Search code examples
pythonlockingpython-multiprocessingterminate

Unexpected behavior after process termination in python


I have a multprocessing program which is designed to terminate all other processes when the first process is done, using multiprocessing.Lock() for indicating the end of this process, and multiprocessing.Queue() for storing the return value.

However, sometimes the program is stuck in queue.get() method, as like the put() function is not done yet.

Here is a simplified version of the probelm, with one sub-process at all.


import multiprocessing

def foo(is_done, queue):
    queue.put(1)
    is_done.set()

    
if __name__ == "__main__":
    while True:
        is_done = multiprocessing.Event()
        queue = multiprocessing.Queue()
        p = multiprocessing.Process(target=foo,args=(is_done,queue))
        p.start()
        is_done.wait()
        p.terminate()
        print(queue.get())
        

As lock is set AFTER putting the value in queue, so I expected the process to be terminated after the value has been added. I have noticed that a little delay before termination solves the problem (maybe because put() is not termination in middle?) I am curious to know why is that.


Solution

  • You need to understand two key points.
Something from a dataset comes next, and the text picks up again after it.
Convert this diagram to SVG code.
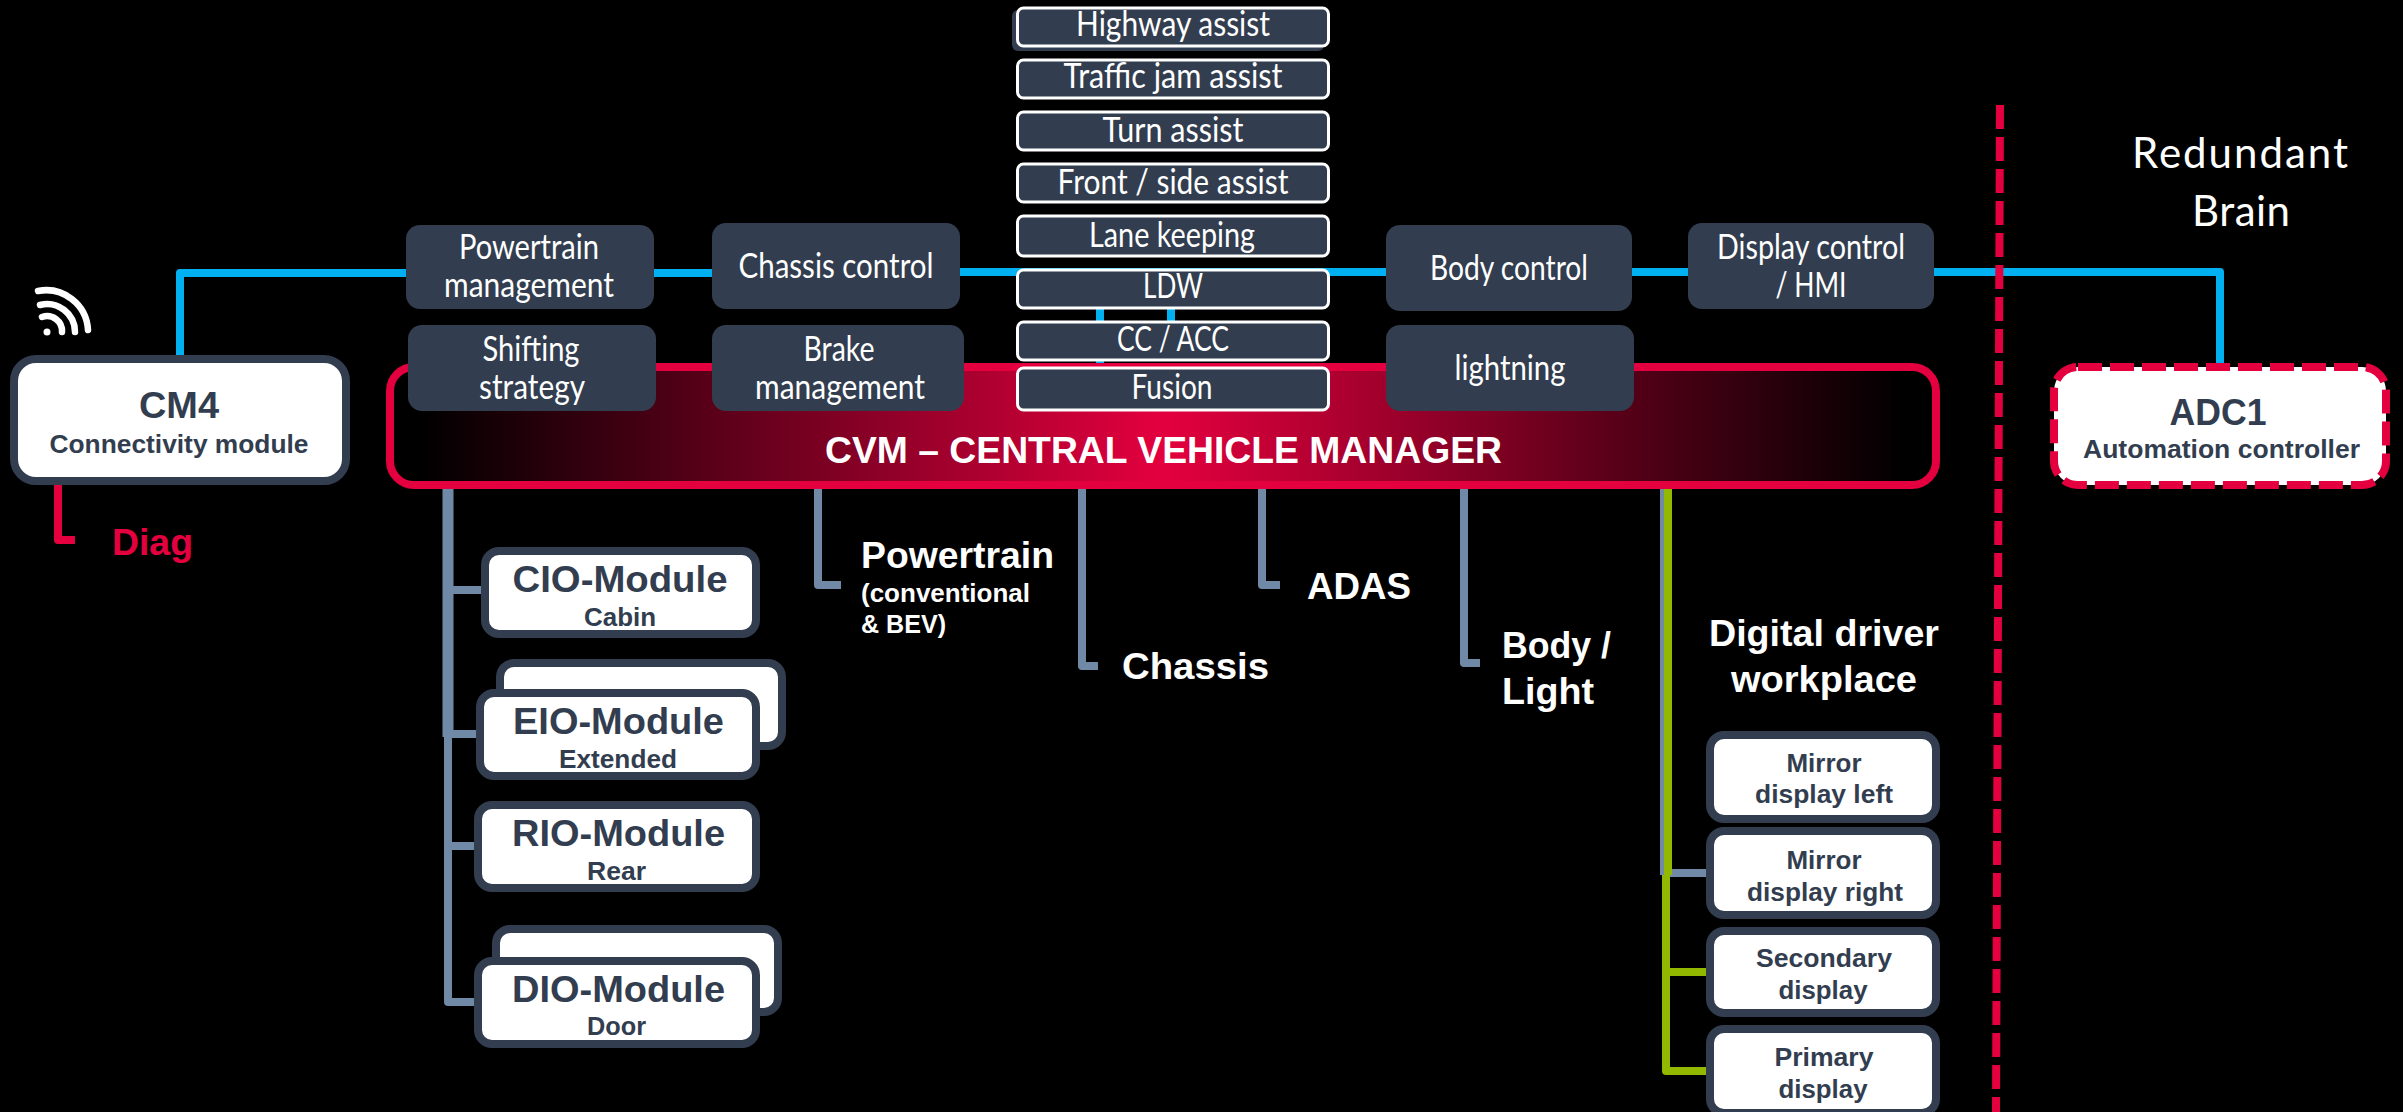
<svg xmlns="http://www.w3.org/2000/svg" width="2403" height="1112" viewBox="0 0 2403 1112">
<style>
.bg{fill:#000}
.dark{fill:#323E4F}
.stk{fill:#323E4F;stroke:#fff;stroke-width:3}
.mod{fill:#fff;stroke:#323E4F;stroke-width:8}
.l{fill:none;stroke-width:8;stroke-linejoin:round}
.blue{stroke:#00B0F0}
.grey{stroke:#7089A6}
.green{stroke:#92B900}
.red{stroke:#E4003F}
.c{font-family:Lato,"Open Sans",sans-serif;fill:#fff;font-size:34px;text-anchor:middle}
.b{font-family:"Liberation Sans",Arial,sans-serif;font-weight:700;font-size:37px;fill:#fff}
.d{fill:#323E4F;text-anchor:middle}
.s{font-size:26px}
</style>
<defs>
<linearGradient id="cvmg" x1="0" y1="0" x2="1" y2="0">
<stop offset="0.02" stop-color="#000"/>
<stop offset="0.5" stop-color="#E4003F"/>
<stop offset="0.98" stop-color="#000"/>
</linearGradient>
</defs>
<rect class="bg" width="2403" height="1112"/>
<g id="connectors-back">
<path class="l red" d="M58 485V540H75"/>
<path class="l grey" d="M448 485V737" stroke-width="10" style="stroke-width:11"/>
<path class="l grey" d="M448 737V1002H479M448 590H481M448 734H481M448 846H479"/>
<path class="l grey" d="M818 489V585H841M1082 489V666H1098M1262 489V585H1280M1464 489V663H1480"/>
<path class="l grey" d="M1664 489V875"/>
<path class="l grey" d="M1668 873H1711"/>
<path class="l green" d="M1668 489V875M1666 875V1071H1711M1666 972H1710"/>
<path class="l blue" d="M180 355V273H406M654 273H712M960 272H1386M1632 272H1688M1934 272H2220V363"/>
<path class="l blue" d="M1100 272V363M1171 305V325"/>
</g>
<g id="wifi" fill="none" stroke="#fff" stroke-linecap="round" stroke-width="6.5">
<circle cx="47" cy="332" r="3.5" fill="#fff" stroke="none"/>
<path d="M42 317A15 15 0 0 1 62 332"/>
<path d="M40 305A28 28 0 0 1 75 332"/>
<path d="M38 291A42 42 0 0 1 88 330"/>
</g>
<g id="cm4">
<rect class="mod" x="14" y="359" width="332" height="122" rx="22"/>
<text class="b d" x="179" y="418" textLength="80" lengthAdjust="spacingAndGlyphs">CM4</text>
<text class="b d s" x="179" y="453" textLength="259" lengthAdjust="spacingAndGlyphs">Connectivity module</text>
</g>
<text id="diag" class="b" x="112" y="555" style="fill:#E4003F" textLength="81" lengthAdjust="spacingAndGlyphs">Diag</text>
<g id="cvm">
<rect x="390" y="367" width="1546" height="118" rx="24" fill="url(#cvmg)" stroke="#E4003F" stroke-width="8"/>
<text class="b" x="825" y="463" textLength="677" lengthAdjust="spacingAndGlyphs">CVM – CENTRAL VEHICLE MANAGER</text>
</g>
<g id="powertrain-management"><rect class="dark" x="406" y="225" width="248" height="84" rx="14"/>
<text class="c" x="529" y="259" textLength="140" lengthAdjust="spacingAndGlyphs">Powertrain</text>
<text class="c" x="529" y="297" textLength="170" lengthAdjust="spacingAndGlyphs">management</text></g>
<g id="chassis-control"><rect class="dark" x="712" y="223" width="248" height="86" rx="14"/>
<text class="c" x="836" y="278" textLength="195" lengthAdjust="spacingAndGlyphs">Chassis control</text></g>
<g id="shifting-strategy"><rect class="dark" x="408" y="325" width="248" height="86" rx="14"/>
<text class="c" x="531" y="361" textLength="97" lengthAdjust="spacingAndGlyphs">Shifting</text>
<text class="c" x="532" y="399" textLength="106" lengthAdjust="spacingAndGlyphs">strategy</text></g>
<g id="brake-management"><rect class="dark" x="712" y="325" width="252" height="86" rx="14"/>
<text class="c" x="839" y="361" textLength="71" lengthAdjust="spacingAndGlyphs">Brake</text>
<text class="c" x="840" y="399" textLength="170" lengthAdjust="spacingAndGlyphs">management</text></g>
<g id="body-control"><rect class="dark" x="1386" y="225" width="246" height="86" rx="14"/>
<text class="c" x="1509" y="280" textLength="158" lengthAdjust="spacingAndGlyphs">Body control</text></g>
<g id="display-control"><rect class="dark" x="1688" y="223" width="246" height="86" rx="14"/>
<text class="c" x="1811" y="259" textLength="188" lengthAdjust="spacingAndGlyphs">Display control</text>
<text class="c" x="1811" y="297" textLength="71" lengthAdjust="spacingAndGlyphs">/ HMI</text></g>
<g id="lightning"><rect class="dark" x="1386" y="325" width="248" height="86" rx="14"/>
<text class="c" x="1510" y="380" textLength="111" lengthAdjust="spacingAndGlyphs">lightning</text></g>
<g id="highway-assist"><rect class="dark" x="1012" y="10" width="312" height="41" rx="6"/><rect class="stk" x="1017.5" y="8" width="311" height="38" rx="6"/>
<text class="c" x="1173" y="36" textLength="194" lengthAdjust="spacingAndGlyphs">Highway assist</text></g>
<g id="traffic-jam-assist"><rect class="stk" x="1017.5" y="60" width="311" height="38" rx="6"/>
<text class="c" x="1173" y="88" textLength="219" lengthAdjust="spacingAndGlyphs">Traffic jam assist</text></g>
<g id="turn-assist"><rect class="stk" x="1017.5" y="112" width="311" height="38" rx="6"/>
<text class="c" x="1173" y="142" textLength="141" lengthAdjust="spacingAndGlyphs">Turn assist</text></g>
<g id="front-side-assist"><rect class="stk" x="1017.5" y="164" width="311" height="38" rx="6"/>
<text class="c" x="1173" y="194" textLength="231" lengthAdjust="spacingAndGlyphs">Front / side assist</text></g>
<g id="lane-keeping"><rect class="stk" x="1017.5" y="216" width="311" height="40" rx="6"/>
<text class="c" x="1172" y="247" textLength="166" lengthAdjust="spacingAndGlyphs">Lane keeping</text></g>
<g id="ldw"><rect class="stk" x="1017.5" y="270" width="311" height="38" rx="6"/>
<text class="c" x="1173" y="298" textLength="60" lengthAdjust="spacingAndGlyphs">LDW</text></g>
<g id="cc-acc"><rect class="stk" x="1017.5" y="322" width="311" height="38" rx="6"/>
<text class="c" x="1173" y="351" textLength="112" lengthAdjust="spacingAndGlyphs">CC / ACC</text></g>
<g id="fusion"><rect class="stk" x="1017.5" y="368" width="311" height="42" rx="6"/>
<text class="c" x="1172" y="399" textLength="81" lengthAdjust="spacingAndGlyphs">Fusion</text></g>
<g id="cio-module"><rect class="mod" x="485" y="551" width="271" height="83" rx="14"/>
<text class="b d" x="620" y="592" textLength="215" lengthAdjust="spacingAndGlyphs">CIO-Module</text>
<text class="b d s" x="620" y="626" textLength="72" lengthAdjust="spacingAndGlyphs">Cabin</text></g>
<g id="eio-module"><rect class="mod" x="500" y="663" width="282" height="83" rx="14"/><rect class="mod" x="480" y="693" width="276" height="83" rx="14"/>
<text class="b d" x="618.5" y="734" textLength="211" lengthAdjust="spacingAndGlyphs">EIO-Module</text>
<text class="b d s" x="618" y="768" textLength="118" lengthAdjust="spacingAndGlyphs">Extended</text></g>
<g id="rio-module"><rect class="mod" x="478" y="805" width="278" height="83" rx="14"/>
<text class="b d" x="618.5" y="846" textLength="213" lengthAdjust="spacingAndGlyphs">RIO-Module</text>
<text class="b d s" x="616.5" y="880" textLength="59" lengthAdjust="spacingAndGlyphs">Rear</text></g>
<g id="dio-module"><rect class="mod" x="496" y="929" width="282" height="83" rx="14"/><rect class="mod" x="478" y="961" width="278" height="83" rx="14"/>
<text class="b d" x="618.5" y="1002" textLength="213" lengthAdjust="spacingAndGlyphs">DIO-Module</text>
<text class="b d s" x="616.5" y="1035" textLength="59" lengthAdjust="spacingAndGlyphs">Door</text></g>
<g id="labels">
<text class="b" x="861" y="568" textLength="193" lengthAdjust="spacingAndGlyphs">Powertrain</text>
<text class="b s" x="861" y="602" textLength="169" lengthAdjust="spacingAndGlyphs">(conventional</text>
<text class="b s" x="861" y="633" textLength="85" lengthAdjust="spacingAndGlyphs">&amp; BEV)</text>
<text class="b" x="1122" y="679" textLength="147" lengthAdjust="spacingAndGlyphs">Chassis</text>
<text class="b" x="1307" y="599" textLength="104" lengthAdjust="spacingAndGlyphs">ADAS</text>
<text class="b" x="1502" y="658" textLength="109" lengthAdjust="spacingAndGlyphs">Body /</text>
<text class="b" x="1502" y="704" textLength="92" lengthAdjust="spacingAndGlyphs">Light</text>
<text class="b" x="1709" y="646" textLength="230" lengthAdjust="spacingAndGlyphs">Digital driver</text>
<text class="b" x="1731" y="692" textLength="186" lengthAdjust="spacingAndGlyphs">workplace</text>
</g>
<g id="mirror-display-left"><rect class="mod" x="1710" y="735" width="226" height="84" rx="14"/>
<text class="b d s" x="1824" y="772" textLength="75" lengthAdjust="spacingAndGlyphs">Mirror</text>
<text class="b d s" x="1824" y="803" textLength="138" lengthAdjust="spacingAndGlyphs">display left</text></g>
<g id="mirror-display-right"><rect class="mod" x="1710" y="831" width="226" height="84" rx="14"/>
<text class="b d s" x="1824" y="869" textLength="75" lengthAdjust="spacingAndGlyphs">Mirror</text>
<text class="b d s" x="1825" y="901" textLength="156" lengthAdjust="spacingAndGlyphs">display right</text></g>
<g id="secondary-display"><rect class="mod" x="1710" y="931" width="226" height="82" rx="14"/>
<text class="b d s" x="1824" y="967" textLength="136" lengthAdjust="spacingAndGlyphs">Secondary</text>
<text class="b d s" x="1823" y="999" textLength="89" lengthAdjust="spacingAndGlyphs">display</text></g>
<g id="primary-display"><rect class="mod" x="1710" y="1029" width="226" height="84" rx="14"/>
<text class="b d s" x="1824" y="1066" textLength="99" lengthAdjust="spacingAndGlyphs">Primary</text>
<text class="b d s" x="1823" y="1098" textLength="89" lengthAdjust="spacingAndGlyphs">display</text></g>
<g id="adc1">
<rect x="2054" y="367" width="332" height="118" rx="24" fill="#fff" stroke="#E4003F" stroke-width="8" stroke-dasharray="24 8"/>
<text class="b d" x="2218" y="425" textLength="97" lengthAdjust="spacingAndGlyphs">ADC1</text>
<text class="b d s" x="2221.5" y="458" textLength="277" lengthAdjust="spacingAndGlyphs">Automation controller</text>
</g>
<g id="redundant-brain">
<text class="c" x="2240" y="168" style="font-size:42px" textLength="216">Redundant</text>
<text class="c" x="2241" y="226" style="font-size:42px" textLength="98">Brain</text>
</g>
<path id="divider" class="l red" d="M2000 105L1996 1112" stroke-dasharray="24 8"/>
</svg>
    The first is that multiprocessing.Queue is implemented internally using a Pipe, which means it is a class for inter-process communication under the queue protocol. The put method is a "get in line" operation, so to speak, and the item is not actually "in the queue" and remains in the sender's process until inter-process communication occurs, i.e., until someone tries to get the item. This is why we cannot join subprocesses when the queue is not empty. (NOTE: The above description may not be correct when the item is small.)

    The second is that Process.terminate is a method for forcefully terminating a process, not for gracefully shutting it down.

    The documentation explicitly states:

    If this method is used when the associated process is using a pipe or queue then the pipe or queue is liable to become corrupted and may become unusable by other process.

    This is because items that are not yet "in the queue" may be lost, along with the process that is still holding them.

    Because of this, there is no guarantee that your code will work as expected. Even if it looks like it, it is merely coincidental.

    Here is how to fix it:

    import multiprocessing
    
    
    def foo(is_done, queue):
        queue.put(1)
        is_done.set()
    
    
    if __name__ == "__main__":
        while True:
            is_done = multiprocessing.Event()
            queue = multiprocessing.Queue()
            p = multiprocessing.Process(target=foo, args=(is_done, queue))
            p.start()
            is_done.wait()
            # p.terminate()  # <-- Do not terminate BEFORE the queue is empty.
            print(queue.get())
            p.join()  # You can safely join the process AFTER the queue is empty.
            p.close()
    

    There is one more point worth mentioning. The revised code still contains a potential bug.

    This behavior is quite confusing, but it is also possible for the put method to exit before "getting in line". i.e., the Event may be set at a moment when the queue is still empty.

    This becomes a problem especially when placing a large item and performing a non-blocking get.

    import multiprocessing
    
    def foo(is_done, queue):
        queue.put(list(range(1_000_000)))  # Something big item.
        is_done.set()
    
    if __name__ == "__main__":
        while True:
            is_done = multiprocessing.Event()
            queue = multiprocessing.Queue()
            p = multiprocessing.Process(target=foo, args=(is_done, queue))
            p.start()
            is_done.wait()
            _ = queue.get(block=False)  # Non-blocking get.
            print("Success!")
            p.join()
            p.close()
    

    When you run this, you will eventually observe an Empty exception. This is likely due to the slight delay in the "getting in line" operation because it is multithreaded.

    Note that since your code uses a blocking get, this should not be a problem for you, as it will wait until the item is in line.

    If the revised code still does not work as expected, consider using multiprocessing.Manager().Queue() instead. Manager.Queue has its own process that ensures that the item is "in the queue" as soon as it is put. This will make the behavior more predictable in many respects. However, it is noticeably slower, so which is better depends on your use case.